Rev. Dr. Raphael Warnock had a powerful message for those issuing platitudes about the newly-deceased. Rep. John Lewis: Don’t “remember him and dismember” what he stood for.
July 18, 2020

Rev. Dr. Raphael Warnock had a powerful message for those issuing platitudes about the newly-deceased. Rep. John Lewis: Don’t “remember him and dismember” what he stood for.

Lewis, of course, has been on the front lines of civil rights activism since his youth (when he was beaten during the Civil Rights era) and through the Black Lives Matter demonstrations that erupted after the killing of George Floyd.

This morning, Joy Reid called out the lip service being paid to Lewis by Republicans such as Senate Majority Leader Mitch McConnell. There are “very lovely statements, written probably by staff,” Reid said pointedly, “lauding this man while they are also continuing to fight against voting rights.”

Warnock, who is a candidate for a Senate seat from Georgia and the senior pastor of the iconic Ebenezer Baptist Church, took it from there:

WARNOCK: I have to tell you, as pastor of the church, the spiritual home of Martin Luther King Jr., I've seen this year after year, time and time again. Every year during Dr. King's holiday, people stand up and offer pious platitudes to his memory. They try to remember him and dismember him at the same time.

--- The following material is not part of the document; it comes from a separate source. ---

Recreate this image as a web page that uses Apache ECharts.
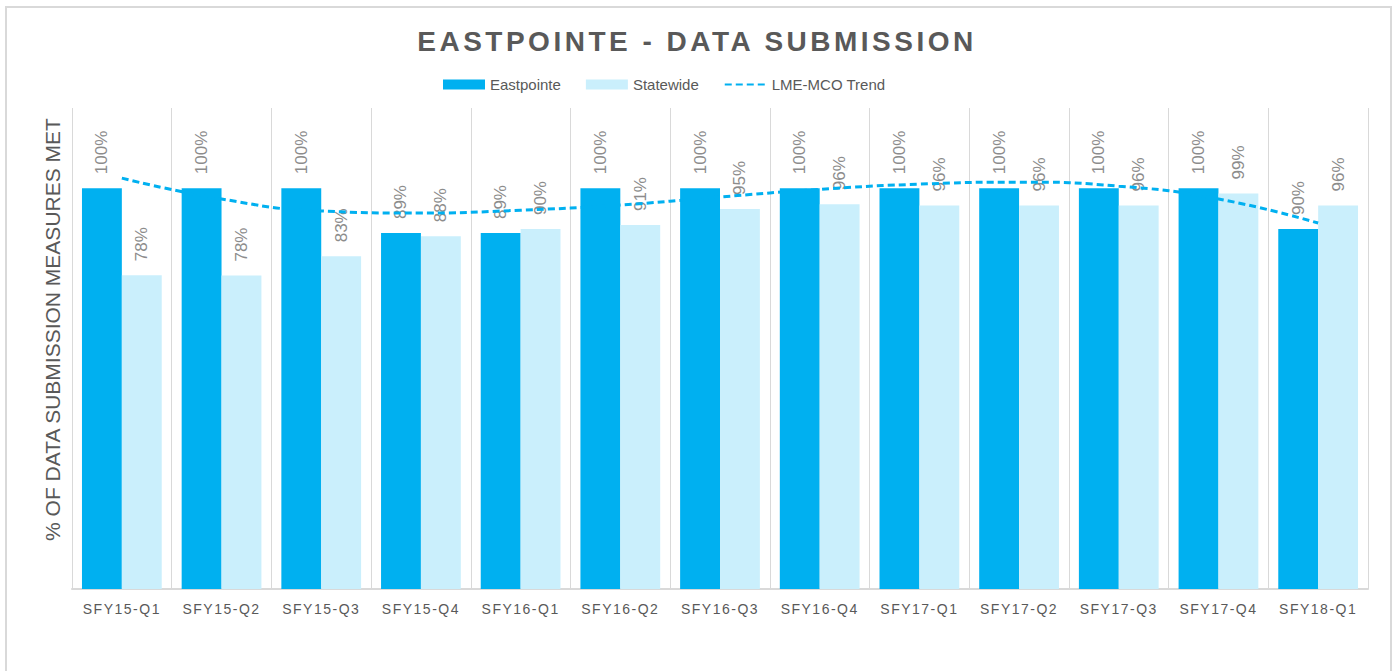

You cannot honor John Lewis while at the same time standing in the way of voting rights. This was what his life was all about and so I know that there are folk who are talking about renaming the [Edmund Pettus] bridge and we ought to do that. He definitely deserves it.

But I want us to think about how John Lewis would consider the issue. For him, it was never about him. It was about the cause. And so we would make a mistake if we renamed the bridge but kept -- but didn't do the things we need to do to protect voting rights. We ought to strengthen the Voting Rights Act and reauthorize it.

This used to be a bipartisan issue and sadly, John Lewis, the patron saint of voting rights, hailed from a state that is ground zero for voter suppression.

And so we've got to push against that in the coming months. We've got to fight for the integrity of our democracy with strength and vigor and commitment that he brought to the fight. That's the best way for us to honor john lewis.

I think another great way to honor Lewis would be to elect Rev. Warnock to the U.S. Senate.